Vyair 11L vessel is £89.95 and that's with MB115 resin.


----------



## wyliss (Feb 9, 2007)

Ended up going for The Vyair 11L vessel with resin and postage. It came to £87 including delivery once I had applied the offer code.


----------



## wyliss (Feb 9, 2007)

Does anybody have the link to the resin calculator please? 
11L Vyair vessel. Just got to 315L on the meter and my TDS is reading 51ppm. 
Is this about right? Out of tap is 112ppm. 
Cheers &#55357;&#56397;&#55356;&#57340;


----------



## RaceGlazer (Jan 10, 2007)

We have a calculator which only I can now access (its on our old website which we kept live for this purpose but people kept trying to buy obsolete items).

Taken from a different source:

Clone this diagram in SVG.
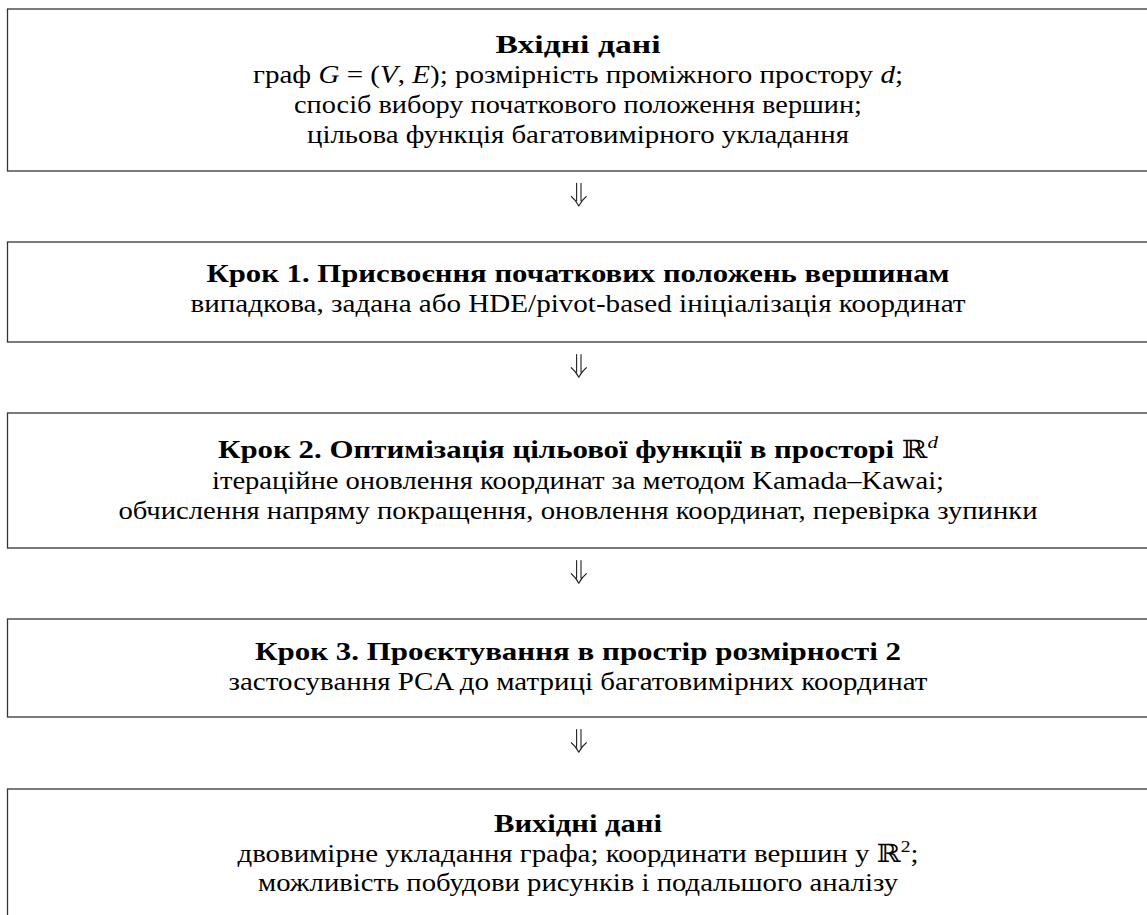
<svg xmlns="http://www.w3.org/2000/svg" xmlns:xlink="http://www.w3.org/1999/xlink" width="1147" height="915" viewBox="0 0 1147 915">
<style>
.box{fill:#fff;stroke:#333;stroke-width:1.3}
.t{font-family:"Liberation Serif","DejaVu Serif",serif;font-size:25px;fill:#000;text-anchor:middle}
.b{font-weight:bold}
.i{font-style:italic}
.n{font-weight:normal}
.arr{fill:none;stroke:#222;stroke-width:1.1;stroke-linecap:round;stroke-linejoin:round}
</style>
<defs>
<g id="dbl">
<path d="M-2.2,0 V17.5 M2.2,0 V17.5 M-7.5,13.2 Q-3,16.8 0,22.7 Q3,16.8 7.5,13.2"/>
</g>
</defs>
<rect width="1147" height="915" fill="#fff"/>
<g id="input">
<rect class="box" x="7.5" y="9" width="1141" height="162"/>
<text class="t b" x="578" y="53" textLength="165" lengthAdjust="spacingAndGlyphs">Вхідні дані</text>
<text class="t" x="578" y="83" textLength="650" lengthAdjust="spacingAndGlyphs">граф <tspan class="i">G</tspan> = (<tspan class="i">V</tspan>, <tspan class="i">E</tspan>); розмірність проміжного простору <tspan class="i">d</tspan>;</text>
<text class="t" x="578" y="113" textLength="568" lengthAdjust="spacingAndGlyphs">спосіб вибору початкового положення вершин;</text>
<text class="t" x="578" y="143" textLength="542" lengthAdjust="spacingAndGlyphs">цільова функція багатовимірного укладання</text>
</g>
<g id="step1">
<rect class="box" x="7.5" y="242" width="1141" height="100"/>
<text class="t b" x="578" y="282" textLength="743" lengthAdjust="spacingAndGlyphs">Крок 1. Присвоєння початкових положень вершинам</text>
<text class="t" x="578" y="312" textLength="775" lengthAdjust="spacingAndGlyphs">випадкова, задана або HDE/pivot-based ініціалізація координат</text>
</g>
<g id="step2">
<rect class="box" x="7.5" y="413" width="1141" height="135"/>
<text class="t b" x="578" y="458" textLength="720" lengthAdjust="spacingAndGlyphs">Крок 2. Оптимізація цільової функції в просторі <tspan class="n">ℝ</tspan><tspan class="n i" font-size="17" dy="-10">d</tspan></text>
<text class="t" x="578" y="489" textLength="732" lengthAdjust="spacingAndGlyphs">ітераційне оновлення координат за методом Kamada–Kawai;</text>
<text class="t" x="578" y="519" textLength="919" lengthAdjust="spacingAndGlyphs">обчислення напряму покращення, оновлення координат, перевірка зупинки</text>
</g>
<g id="step3">
<rect class="box" x="7.5" y="619" width="1141" height="98"/>
<text class="t b" x="578" y="660" textLength="646" lengthAdjust="spacingAndGlyphs">Крок 3. Проєктування в простір розмірності 2</text>
<text class="t" x="578" y="690" textLength="699" lengthAdjust="spacingAndGlyphs">застосування PCA до матриці багатовимірних координат</text>
</g>
<g id="output">
<rect class="box" x="7.5" y="789" width="1141" height="140"/>
<text class="t b" x="578" y="832" textLength="168" lengthAdjust="spacingAndGlyphs">Вихідні дані</text>
<text class="t" x="578" y="862" textLength="681" lengthAdjust="spacingAndGlyphs">двовимірне укладання графа; координати вершин у ℝ<tspan font-size="17" dy="-10">2</tspan><tspan dy="10">;</tspan></text>
<text class="t" x="578" y="891" textLength="640" lengthAdjust="spacingAndGlyphs">можливість побудови рисунків і подальшого аналізу</text>
</g>
<g id="connectors" class="arr">
<use xlink:href="#dbl" x="578.8" y="183.3"/>
<use xlink:href="#dbl" x="578.8" y="354.5"/>
<use xlink:href="#dbl" x="578.8" y="560.5"/>
<use xlink:href="#dbl" x="578.8" y="729.5"/>
</g>
</svg>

Note its for our 7 and 14L high aspect ration units - it wont work for the Vyair dumpy units which need a different calculation, and which are less efficient than ours. They may seem cheaper to buy but cost you more over the long run. Also check how much resin other suppliers put in, ours are brim full.


----------



## LorenzoT (Jan 26, 2013)

Hi all,

I can’t find the answer to my question on the forum search, but this thread is very close!

I’ve made what I can only assume is a schoolboy error of hooking up my DI vessel at the outside tap, the DI vessel outputs to my hose and that feeds into my pressure washer. I seem to have rocketed through my resin in an 11L tank after just two washes. I used it a lot during the wash and rinse, so I’m not surprised now I think about it (too late). 

Anyway, my TDS meter is reading 30ppm. When do you change your resin? Should I let it get to 60ppm? 

Thanks.


----------



## GeeWhizRS (Nov 1, 2019)

Unlikely to be spent in 2 washes. More likely is that the water is passing too fast through the vessel and not allowing the resin to act on the water. I would firstly disconnect from your pressure washer (brass internals don't like DI water, so flush tap water through the washer), give the vessel a good shake/turn and run water though it at say 6 litres per minute. Then recheck the TDS reading. I would replace at about 10 on the TDS meter.


----------



## LorenzoT (Jan 26, 2013)

Thanks for the advice. I’ll check it after a good shake on my next use, but with a different setup. 

I bought a small hose and trigger gun to connect to the output of the Di vessel instead of using the pressure washer setup. That should be a more gentle flow setup for rinsing. I’ll just wash using the pressure washer and tap water followed by a gentle hose rinse with the DI vessel afterwards.


----------